The live video version of Pulse on CNN
Microsoft Pulse is the real-time voting platform that you might have seen on TV, as viewers give their real-time feedback during a live political debate.
Today, Pulse is becoming on-demand, with Microsoft’s announcement of Video Pulse. It allows prerecorded video to be synced with voting, polling and other responses from watchers, down to five-second increments. The marketer only needs to mount the video on YouTube, Vimeo, Microsoft’s Azure or Amazon Web Services, and then set up the corresponding viewer testing.
This means that Pulse is now available as a time-shifting testing tool, where online users’ reactions can be individually synced to recorded video clips at any time, without being tied to a live event and a massive group of viewers.
Previously, the responses — conducted via a responsive web page featuring up-and-down voting or an active slider for continuous feedback — and the live video were treated as two parallel live streams.
Beyond mass focus groups responding to, say, a live transmission of President Obama’s State of the Union address, marketers can now use Pulse for testing individual responses to video ads or video content, or it can be employed for massive online education.
Microsoft Pulse head Dritan Nesho pointed out to me that Pulse is integrated with the company’s conversational tool Yammer, the collaborative digital notebook OneNote, analytics tool Power BI, Skype MeetingBroadcast, Twitter and Facebook.
Amazingly, Microsoft Pulse is offered as a free service, although mounting video for Video Pulse has a separate cost. There is no restriction on the length of the video clip.

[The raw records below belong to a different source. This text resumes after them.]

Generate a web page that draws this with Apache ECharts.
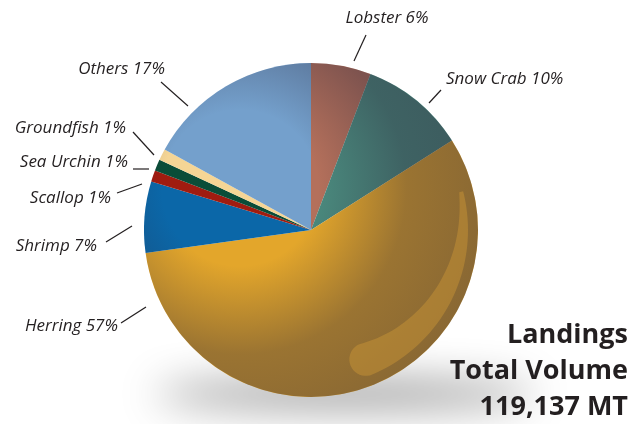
<!DOCTYPE html>
<html>
<head>
<meta charset="utf-8">
<script src="https://cdn.jsdelivr.net/npm/echarts@6/dist/echarts.min.js"></script>
<style>html,body{margin:0;padding:0;background:#fff}#c{width:641px;height:424px}</style>
</head>
<body>
<div id="c"></div>
<script>
// ---- data ----
const categories = ['Lobster', 'Snow Crab', 'Herring', 'Shrimp', 'Scallop', 'Sea Urchin', 'Groundfish', 'Others'];
const shares = [5.8, 10.2, 56.8, 6.9, 1.1, 1.1, 1.1, 17.0];          // % of landings volume
const shareLabels = ['6%', '10%', '57%', '7%', '1%', '1%', '1%', '17%'];
const titleLines = ['Landings', 'Total Volume', '119,137 MT'];

// ---- style ----
const colors = ['#b4705b', '#4a897d', '#e3a62b', '#0b67a8', '#a01c10', '#0a4d38', '#f5d595', '#74a0cc'];
const CX = 311, CY = 230, R = 167;
// label placement: [x, y, align, lineStartX, lineStartY, lineEndX, lineEndY]
const labelPlace = [
  [387, 18, 'center', 366, 35, 354, 61],
  [446, 79, 'left', 441, 90, 429, 103],
  [118, 326, 'right', 121, 323, 146, 307],
  [97, 246, 'right', 106, 242, 132, 226],
  [111, 198, 'right', 117, 193, 142, 184],
  [128, 162, 'right', 133, 169, 149, 169],
  [126, 128, 'right', 133, 132, 154, 155],
  [165, 69, 'right', 161, 82, 188, 106]
];

// crescent highlight polygon (decoration)
function crescent() {
  const a0 = -0.25, a1 = 1.17, rOut = 157, rIn0 = 153, rIn1 = 124, n = 40;
  const pts = [];
  for (let i = 0; i <= n; i++) {
    const a = a0 + (a1 - a0) * i / n;
    pts.push([CX + rOut * Math.cos(a), CY + rOut * Math.sin(a)]);
  }
  const rc = (rOut + rIn1) / 2, hw = (rOut - rIn1) / 2;
  const c = [CX + rc * Math.cos(a1), CY + rc * Math.sin(a1)];
  const u = [Math.cos(a1), Math.sin(a1)], v = [-Math.sin(a1), Math.cos(a1)];
  for (let i = 1; i < 20; i++) {
    const t = Math.PI * i / 20;
    pts.push([c[0] + hw * (Math.cos(t) * u[0] + Math.sin(t) * v[0]), c[1] + hw * (Math.cos(t) * u[1] + Math.sin(t) * v[1])]);
  }
  for (let i = n; i >= 0; i--) {
    const a = a0 + (a1 - a0) * i / n;
    const f = i / n;
    const r = rIn0 + (rIn1 - rIn0) * Math.pow(f, 0.9);
    pts.push([CX + r * Math.cos(a), CY + r * Math.sin(a)]);
  }
  return pts;
}

const chart = echarts.init(document.getElementById('c'), null, { renderer: 'canvas' });
const labelFont = { fontFamily: 'Open Sans', fontStyle: 'italic', fontSize: 17, color: '#231f20' };
const OFF = 2000;

chart.setOption({
  backgroundColor: '#ffffff',
  animation: false,
  graphic: [
    {
      type: 'ellipse', z: 0, silent: true,
      shape: { cx: 345, cy: 394 - OFF, rx: 190, ry: 14 },
      style: { fill: '#000', shadowBlur: 40, shadowOffsetY: OFF, shadowColor: 'rgba(0,0,0,0.42)' }
    },
    {
      type: 'polygon', z: 10, silent: true,
      shape: { points: crescent() },
      style: { fill: 'rgba(210,156,56,0.42)' }
    },
    {
      type: 'text', z: 20, x: 628, y: 317,
      style: {
        text: titleLines.join('\n'),
        align: 'right', verticalAlign: 'top', textAlign: 'right', textVerticalAlign: 'top',
        fontFamily: 'Open Sans', fontWeight: 'bold', fontSize: 27, lineHeight: 36, fill: '#231f20'
      }
    }
  ],
  series: [
    {
      type: 'pie', z: 2,
      center: [CX, CY], radius: R,
      startAngle: 90, clockwise: true,
      avoidLabelOverlap: false,
      itemStyle: { borderWidth: 0 },
      data: categories.map((c, i) => ({ name: c, value: shares[i], itemStyle: { color: colors[i] } })),
      label: {
        show: true, position: 'outside',
        formatter: p => categories[p.dataIndex] + ' ' + shareLabels[p.dataIndex],
        ...labelFont
      },
      labelLine: { show: true, length: 10, length2: 0, lineStyle: { color: '#231f20', width: 1.2 } },
      labelLayout: function (params) {
        const lp = labelPlace[params.dataIndex];
        return {
          x: lp[0], y: lp[1], align: lp[2], verticalAlign: 'middle',
          labelLinePoints: [[lp[3], lp[4]], [lp[5], lp[6]]]
        };
      },
      emphasis: { disabled: true }
    },
    {
      type: 'pie', z: 3, silent: true,
      center: [CX, CY], radius: R,
      label: { show: false }, labelLine: { show: false },
      itemStyle: {
        borderWidth: 0,
        color: {
          type: 'radial', x: 240, y: 188, r: 260, global: true,
          colorStops: [
            { offset: 0, color: 'rgba(45,40,60,0)' },
            { offset: 0.3, color: 'rgba(45,40,60,0)' },
            { offset: 0.64, color: 'rgba(45,40,60,0.4)' },
            { offset: 1, color: 'rgba(45,40,60,0.5)' }
          ]
        }
      },
      data: [{ value: 1, name: 'shade' }],
      emphasis: { disabled: true }
    }
  ]
});
</script>
</body>
</html>
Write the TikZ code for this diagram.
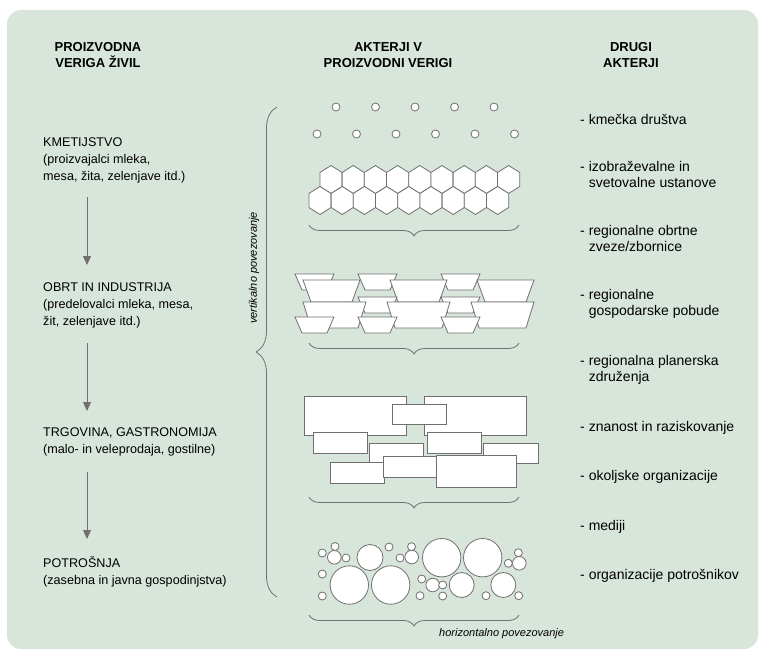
\documentclass[tikz,border=0pt]{standalone}
\usepackage{fontspec}
\setmainfont{Liberation Sans}
\usetikzlibrary{arrows.meta,decorations.pathreplacing,positioning}
\definecolor{panel}{RGB}{216,229,219}
\definecolor{ink}{RGB}{112,112,112}

\begin{document}
\begin{tikzpicture}[x=1pt,y=-1pt,
    every node/.style={inner sep=0pt},
    head/.style={font=\fontsize{13}{16}\selectfont\bfseries,align=center,anchor=north},
    stage/.style={font=\fontsize{12.6}{17}\selectfont,align=left,anchor=north west},
    other/.style={font=\fontsize{14}{16}\selectfont,align=left,anchor=north west},
    note/.style={font=\fontsize{11}{13}\selectfont\itshape},
    flow/.style={draw=ink,line width=1pt,-{Triangle[width=8pt,length=9pt]}},
    piece/.style={draw=ink,fill=white,line width=0.8pt},
    curly/.style={draw=ink,line width=0.8pt,decorate,decoration={brace,amplitude=#1}}]
        % the panel
        \useasboundingbox (0,0) rectangle (759,652);
        \fill[panel,rounded corners=14pt] (7,10) rectangle (758,649);
        %% the headers
        \node[head] (hchain) at (98,42.5) {PROIZVODNA\\VERIGA ŽIVIL};
        \node[head] (hactors) at (388,42.5) {AKTERJI V\\PROIZVODNI VERIGI};
        \node[head] (hother) at (631,42.5) {DRUGI\\AKTERJI};
        %% the chain
        \node[stage] (kmet) at (43,137.5) {KMETIJSTVO\\(proizvajalci mleka,\\mesa, žita, zelenjave itd.)};
        \node[stage] (obrt) at (43,282.5) {OBRT IN INDUSTRIJA\\(predelovalci mleka, mesa,\\žit, zelenjave itd.)};
        \node[stage] (trg) at (43,427.5) {TRGOVINA, GASTRONOMIJA\\(malo- in veleprodaja, gostilne)};
        \node[stage] (potr) at (43,556) {POTROŠNJA\\(zasebna in javna gospodinjstva)};
        \draw[flow] ([xshift=44pt,yshift=-14pt]kmet.south west) -- ([xshift=44pt,yshift=17.5pt]obrt.north west);
        \draw[flow] ([xshift=44pt,yshift=-15pt]obrt.south west) -- ([xshift=44pt,yshift=16.5pt]trg.north west);
        \draw[flow] ([xshift=44pt,yshift=-16pt]trg.south west) -- ([xshift=44pt,yshift=17pt]potr.north west);
        %% the other actors
        \node[other] (o1) at (580,114.5) {- kmečka društva};
        \node[other] (o2) at (580,161.5) {- izobraževalne in\\\hphantom{- }svetovalne ustanove};
        \node[other] (o3) at (580,225.5) {- regionalne obrtne\\\hphantom{- }zveze/zbornice};
        \node[other] (o4) at (580,289.5) {- regionalne\\\hphantom{- }gospodarske pobude};
        \node[other] (o5) at (580,355.5) {- regionalna planerska\\\hphantom{- }združenja};
        \node[other] (o6) at (580,421.5) {- znanost in raziskovanje};
        \node[other] (o7) at (580,470.5) {- okoljske organizacije};
        \node[other] (o8) at (580,520.5) {- mediji};
        \node[other] (o9) at (580,569.5) {- organizacije potrošnikov};
        %% loose dots
        \foreach \c in {0,...,4}
          \draw[piece] (336+39.5*\c,107) circle (4);
        \foreach \c in {0,...,5}
          \draw[piece] (317+39.5*\c,134) circle (4);
        %% honeycomb (11.1 half width, 14 half height)
        \foreach \c in {0,...,8}
        {
          \draw[piece] (331+22.2*\c,179.5) +(0,-14) -- +(11.1,-7) -- +(11.1,7) -- +(0,14) -- +(-11.1,7) -- +(-11.1,-7) -- cycle;
          \draw[piece] (320+22.2*\c,200.5) +(0,-14) -- +(11.1,-7) -- +(11.1,7) -- +(0,14) -- +(-11.1,7) -- +(-11.1,-7) -- cycle;
        }
        %% trapezoids, x/y/width/slant/height
        \foreach \x/\y/\w/\s/\h in {295/274/39/7/16, 358/274/39/7/16, 441/274/39/7/16,
                                   303/280/57/8/22, 390/280/57/8/22, 477/280/57/8/22,
                                   358/297/39/7/16, 441/297/39/7/16,
                                   303/302/63/8/26, 387/302/63/8/26, 471/302/63/8/26,
                                   295/317/39/7/16, 358/317/39/7/16, 441/317/39/7/16}
          \draw[piece] (\x,\y) -- ++(\w,0) -- ++(-\s,\h) -- ++({-\w+2*\s},0) -- cycle;
        %% boxes
        \foreach \a/\b/\c/\d in {304/396/406/435, 424/396/526/435, 392/404/446/424,
                                 313/432/367/453, 427/432/481/453, 369/443/423/463,
                                 483/443/538/463, 330/462/384/483, 383/456/437/477,
                                 436/455/516/487}
          \draw[piece] (\a,\b) rectangle (\c,\d);
        %% bubbles
        \foreach \x/\y/\r in {349.3/585/19.2, 390.7/585/19.2, 441.7/557.7/19.2, 482.7/557.7/19.2,
                              370/557.5/13, 461.7/585/12.5, 503.3/585/12.5,
                              334.3/557.3/6.8, 411.7/557/6.8, 432.7/585/6.8, 519.3/563.3/6.8,
                              322.3/553/4, 335/546.5/4, 346/558/4, 322.3/574/4, 322.3/596/4,
                              389/547/4, 400/558/4, 411.5/546.7/4, 421.7/579/4, 442.7/585/4,
                              420/595.7/4, 442.7/596/4, 508.3/563.3/4, 518.3/552.7/4,
                              486/595.7/4, 518.7/595.7/4}
          \draw[piece] (\x,\y) circle (\r);
        %% braces
        \draw[curly=21] (277,597) -- (277,107);
        \foreach \e in {225,343,497,615}
          \draw[curly=11] (519,\e) -- (309,\e);
        \node[note,rotate=90] (vert) at (254,268) {vertikalno povezovanje};
        \node[note,anchor=west] (horiz) at (439,634) {horizontalno povezovanje};
      \end{tikzpicture}
\end{document}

Nesho noted that the platform has processed as many as 50 million responses or votes, because Microsoft’s Azure platform on which it resides is built to automatically scale. He said there probably is a limit to the number of responses it can handle for one group, but it wasn’t clear what that was.
Here’s a screen from the new Video Pulse:
Compared to other platforms that enable online responses to video — some of which are even tracking facial expressions to detect emotion — Nesho pointed to Pulse’s ability to massively scale, its do-it-yourselfness, and the free price tag.
In the works for Pulse, he said, is “structured testing” where marketers or educators can readily conduct voting, a survey or a focus group that responds to a given clip, and then immediately compare responses to the same clip conducted some time earlier.